Provided material —

--------------------

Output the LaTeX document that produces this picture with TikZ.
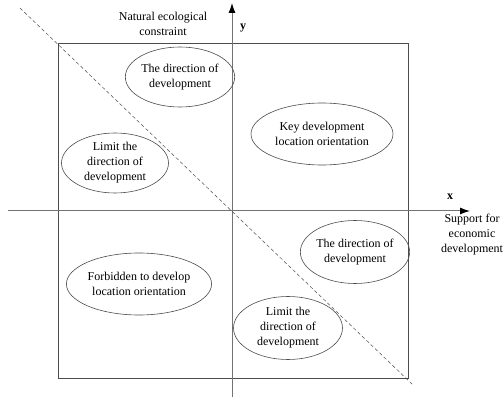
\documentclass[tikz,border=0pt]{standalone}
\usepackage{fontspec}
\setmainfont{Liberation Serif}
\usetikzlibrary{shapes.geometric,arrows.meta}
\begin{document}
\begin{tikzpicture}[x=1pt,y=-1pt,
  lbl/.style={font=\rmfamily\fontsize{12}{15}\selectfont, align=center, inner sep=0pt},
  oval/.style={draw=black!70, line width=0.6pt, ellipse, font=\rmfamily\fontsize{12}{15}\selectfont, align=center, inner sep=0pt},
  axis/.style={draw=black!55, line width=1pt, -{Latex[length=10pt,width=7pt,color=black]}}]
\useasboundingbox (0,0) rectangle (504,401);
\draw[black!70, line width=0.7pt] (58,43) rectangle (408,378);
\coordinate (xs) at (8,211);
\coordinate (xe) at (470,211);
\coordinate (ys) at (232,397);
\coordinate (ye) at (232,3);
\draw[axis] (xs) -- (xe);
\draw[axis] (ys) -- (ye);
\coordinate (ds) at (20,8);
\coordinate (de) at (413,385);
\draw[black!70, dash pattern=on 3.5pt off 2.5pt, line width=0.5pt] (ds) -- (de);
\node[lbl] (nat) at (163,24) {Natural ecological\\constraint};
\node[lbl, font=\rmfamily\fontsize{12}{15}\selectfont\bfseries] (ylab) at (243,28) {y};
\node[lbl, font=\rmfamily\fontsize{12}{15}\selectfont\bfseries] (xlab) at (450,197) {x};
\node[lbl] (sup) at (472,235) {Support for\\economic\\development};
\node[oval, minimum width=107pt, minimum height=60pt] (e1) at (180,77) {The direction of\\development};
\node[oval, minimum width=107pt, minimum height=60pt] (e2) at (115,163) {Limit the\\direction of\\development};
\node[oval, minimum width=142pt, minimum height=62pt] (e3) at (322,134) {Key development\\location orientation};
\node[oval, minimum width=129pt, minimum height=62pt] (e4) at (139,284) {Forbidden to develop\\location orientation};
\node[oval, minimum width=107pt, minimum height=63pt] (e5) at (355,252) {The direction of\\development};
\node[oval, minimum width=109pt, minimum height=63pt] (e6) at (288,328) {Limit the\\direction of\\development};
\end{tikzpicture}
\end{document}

--------------------

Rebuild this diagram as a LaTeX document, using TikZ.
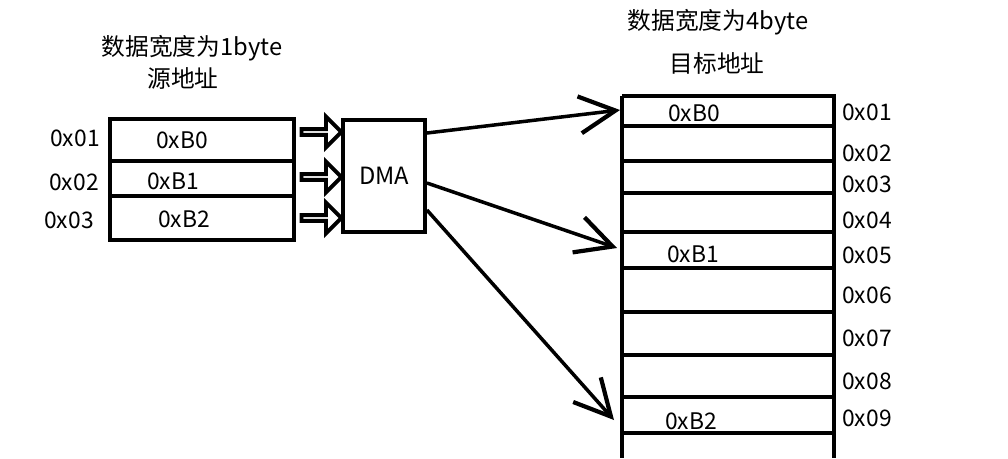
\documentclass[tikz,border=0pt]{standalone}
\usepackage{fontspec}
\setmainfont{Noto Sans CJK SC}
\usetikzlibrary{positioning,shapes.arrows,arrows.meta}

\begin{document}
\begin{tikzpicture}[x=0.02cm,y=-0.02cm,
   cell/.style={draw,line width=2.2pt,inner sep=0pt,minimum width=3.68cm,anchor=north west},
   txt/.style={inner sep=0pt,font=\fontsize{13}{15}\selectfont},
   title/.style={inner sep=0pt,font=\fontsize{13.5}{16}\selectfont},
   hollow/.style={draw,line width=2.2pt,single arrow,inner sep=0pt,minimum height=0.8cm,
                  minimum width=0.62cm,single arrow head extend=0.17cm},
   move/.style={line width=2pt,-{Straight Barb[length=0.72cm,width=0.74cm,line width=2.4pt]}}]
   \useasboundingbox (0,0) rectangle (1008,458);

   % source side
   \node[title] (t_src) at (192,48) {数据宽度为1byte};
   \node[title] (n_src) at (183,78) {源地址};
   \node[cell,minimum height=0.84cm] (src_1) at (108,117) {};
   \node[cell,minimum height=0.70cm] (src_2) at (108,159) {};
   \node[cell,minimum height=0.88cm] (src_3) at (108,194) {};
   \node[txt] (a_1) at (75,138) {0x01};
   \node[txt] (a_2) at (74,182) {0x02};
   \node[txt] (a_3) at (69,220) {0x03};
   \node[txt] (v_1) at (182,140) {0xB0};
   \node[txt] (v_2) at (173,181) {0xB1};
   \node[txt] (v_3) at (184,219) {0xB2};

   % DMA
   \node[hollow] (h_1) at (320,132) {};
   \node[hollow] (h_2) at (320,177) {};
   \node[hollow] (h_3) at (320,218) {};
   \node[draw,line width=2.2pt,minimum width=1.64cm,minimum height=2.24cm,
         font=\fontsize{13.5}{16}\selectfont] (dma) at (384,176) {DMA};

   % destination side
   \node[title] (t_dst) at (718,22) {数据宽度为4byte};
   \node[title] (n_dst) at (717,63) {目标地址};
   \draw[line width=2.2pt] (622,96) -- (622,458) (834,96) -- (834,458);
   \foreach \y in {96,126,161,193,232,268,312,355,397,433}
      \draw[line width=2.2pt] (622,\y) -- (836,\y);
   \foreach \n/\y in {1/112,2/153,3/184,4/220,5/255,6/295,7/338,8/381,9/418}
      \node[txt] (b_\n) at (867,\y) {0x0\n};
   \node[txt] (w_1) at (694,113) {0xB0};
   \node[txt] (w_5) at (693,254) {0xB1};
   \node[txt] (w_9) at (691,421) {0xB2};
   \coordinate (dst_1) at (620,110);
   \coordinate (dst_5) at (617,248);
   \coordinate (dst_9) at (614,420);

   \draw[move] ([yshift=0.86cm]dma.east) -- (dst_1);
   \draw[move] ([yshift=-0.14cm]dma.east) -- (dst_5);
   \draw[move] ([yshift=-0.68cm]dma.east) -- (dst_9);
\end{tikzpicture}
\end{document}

--------------------

Exactly the lines from the one with "Rebuild this diagram" through the one with "(v_3) at (184,219)" are to be reproduced, and no pictures with them.

Problem solution —
Rebuild this diagram as a LaTeX document, using TikZ.
\documentclass[tikz,border=0pt]{standalone}
\usepackage{fontspec}
\setmainfont{Noto Sans CJK SC}
\usetikzlibrary{positioning,shapes.arrows,arrows.meta}

\begin{document}
\begin{tikzpicture}[x=0.02cm,y=-0.02cm,
   cell/.style={draw,line width=2.2pt,inner sep=0pt,minimum width=3.68cm,anchor=north west},
   txt/.style={inner sep=0pt,font=\fontsize{13}{15}\selectfont},
   title/.style={inner sep=0pt,font=\fontsize{13.5}{16}\selectfont},
   hollow/.style={draw,line width=2.2pt,single arrow,inner sep=0pt,minimum height=0.8cm,
                  minimum width=0.62cm,single arrow head extend=0.17cm},
   move/.style={line width=2pt,-{Straight Barb[length=0.72cm,width=0.74cm,line width=2.4pt]}}]
   \useasboundingbox (0,0) rectangle (1008,458);

   % source side
   \node[title] (t_src) at (192,48) {数据宽度为1byte};
   \node[title] (n_src) at (183,78) {源地址};
   \node[cell,minimum height=0.84cm] (src_1) at (108,117) {};
   \node[cell,minimum height=0.70cm] (src_2) at (108,159) {};
   \node[cell,minimum height=0.88cm] (src_3) at (108,194) {};
   \node[txt] (a_1) at (75,138) {0x01};
   \node[txt] (a_2) at (74,182) {0x02};
   \node[txt] (a_3) at (69,220) {0x03};
   \node[txt] (v_1) at (182,140) {0xB0};
   \node[txt] (v_2) at (173,181) {0xB1};
   \node[txt] (v_3) at (184,219) {0xB2};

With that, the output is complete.